Case Confidential – Flexible Working Requests

In the New Year, many people look to make changes in both their personal and professional lives. If one of your employees’ New Years Resolutions is to inquire about flexible working, here’s what you need to know.

  1. Is it an employer’s responsibility to encourage an employee to put forward a flexible working application or should I rely on the employee to put the request forward?

    If the employee has the legal right to make a flexible working application, there is little point trying to avoid this particularly if the employee has highlighted his/her intention to change working hours. It is advisable that the prescribed procedure is followed and you encourage the employee to put the flexible working request forward for consideration. The advantage of following the process is that the employee cannot put in a further flexible working request within 12 months of the initial request.

  2. What procedure must an employer follow when a request for flexible working has been received?

    There is no longer any statutory procedure for dealing with requests for flexible working. An employer who receives a valid request has a simple duty to consider it “in a reasonable manner” within a period of no more than three months. Acas has published guidelines which employers should follow.

  3. Is an employer legally obliged to agree to an employee’s request, for example, a request to switch from full-time to part-time working?

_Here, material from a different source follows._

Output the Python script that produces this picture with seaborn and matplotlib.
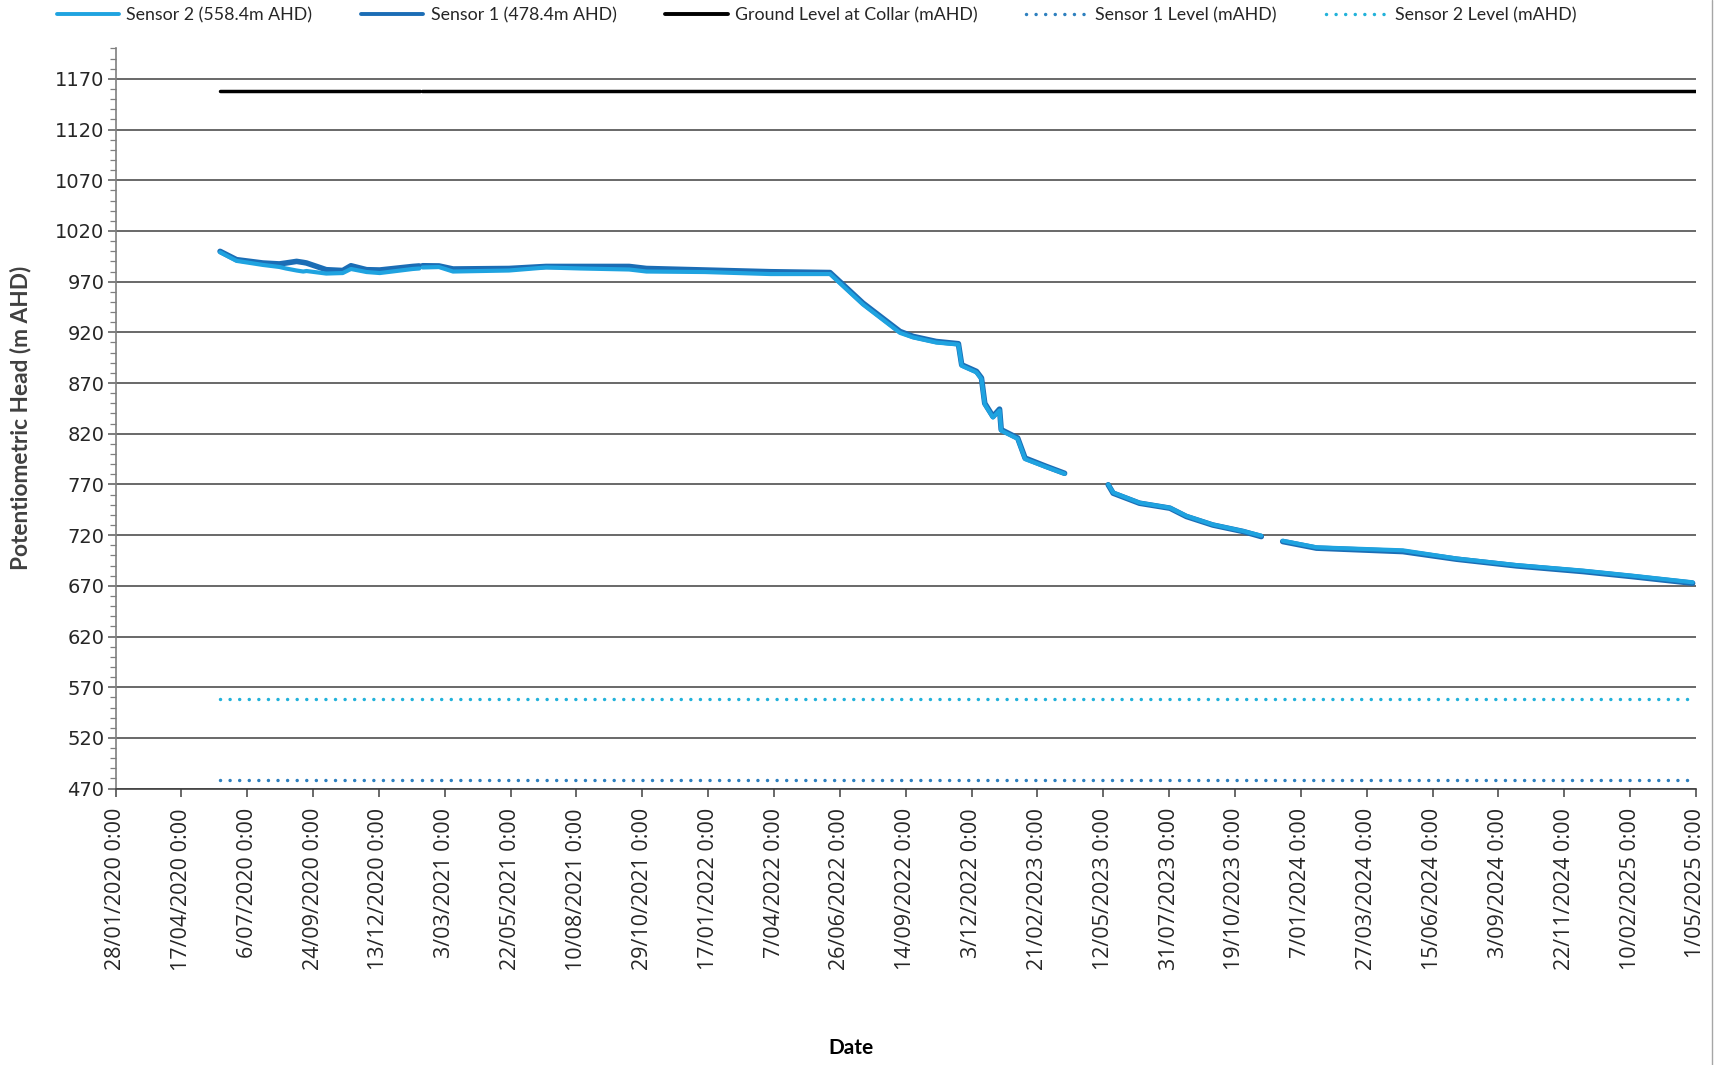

    A request can be refused, but only on one of the grounds specified in the legislation, which are:
    • the burden of additional costs
    • a detrimental effect on the ability to meet customer demands
    • an inability to re-organise work among existing staff
    • an inability to recruit additional staff
    • detrimental impact on quality
    • detrimental impact on performance
    • insufficient work for the periods the employee proposes to work
    • planned structural changes to the business.
    If the request is refused, the employer should allow the employee to appeal the decision.

  4. How can ‘reasonableness’ be determined for employees requesting the statutory right to Time off for Dependents?

    In Qua c John Ford Morrison (Solicitors) EAT/884/01) the EAT provided guidance to help employers determine what amounts the reasonable time off, stating that the following factors should be taken into account:
    – The nature of incident that has occurred
    – The closeness of the relationship between the employee and the particular dependant
    – The availability of another person to help or look after the particular dependant
    – The number and length of any previous absence related to caring for a particular dependant (for example where the child has a recurring illness).

    An employee would not be permitted to take time off from work so that he or she could care for a sick child (or another sick dependent) where that care is in addition to dealing with the immediate emergency.

    In the case of Cortest Ltd v O’Toole UKEAT/0470/07/LA the tribunal ruled that reasonable time off to care for dependents did not cover an employee who wished to take up to a month’s leave to deal with a childcare problem.

  5.  I didn’t follow the flexible working procedure, what risk am I facing?

    Employees can bring a claim to an employment tribunal if the employer has failed to follow the legal procedure for flexible working. Employers can be ordered to reconsider the application by an employment tribunal and/or award compensation. Compensation is limited to two weeks’ pay for failure to allow the employee to be accompanied at a meeting and eight weeks pay for failure to follow the prescribed procedure. However, it is worth noting, that with the recent introduction of tribunal fees, where a claim of this nature could cost an employee up to £390; hence it may not be considered worthy to pursue.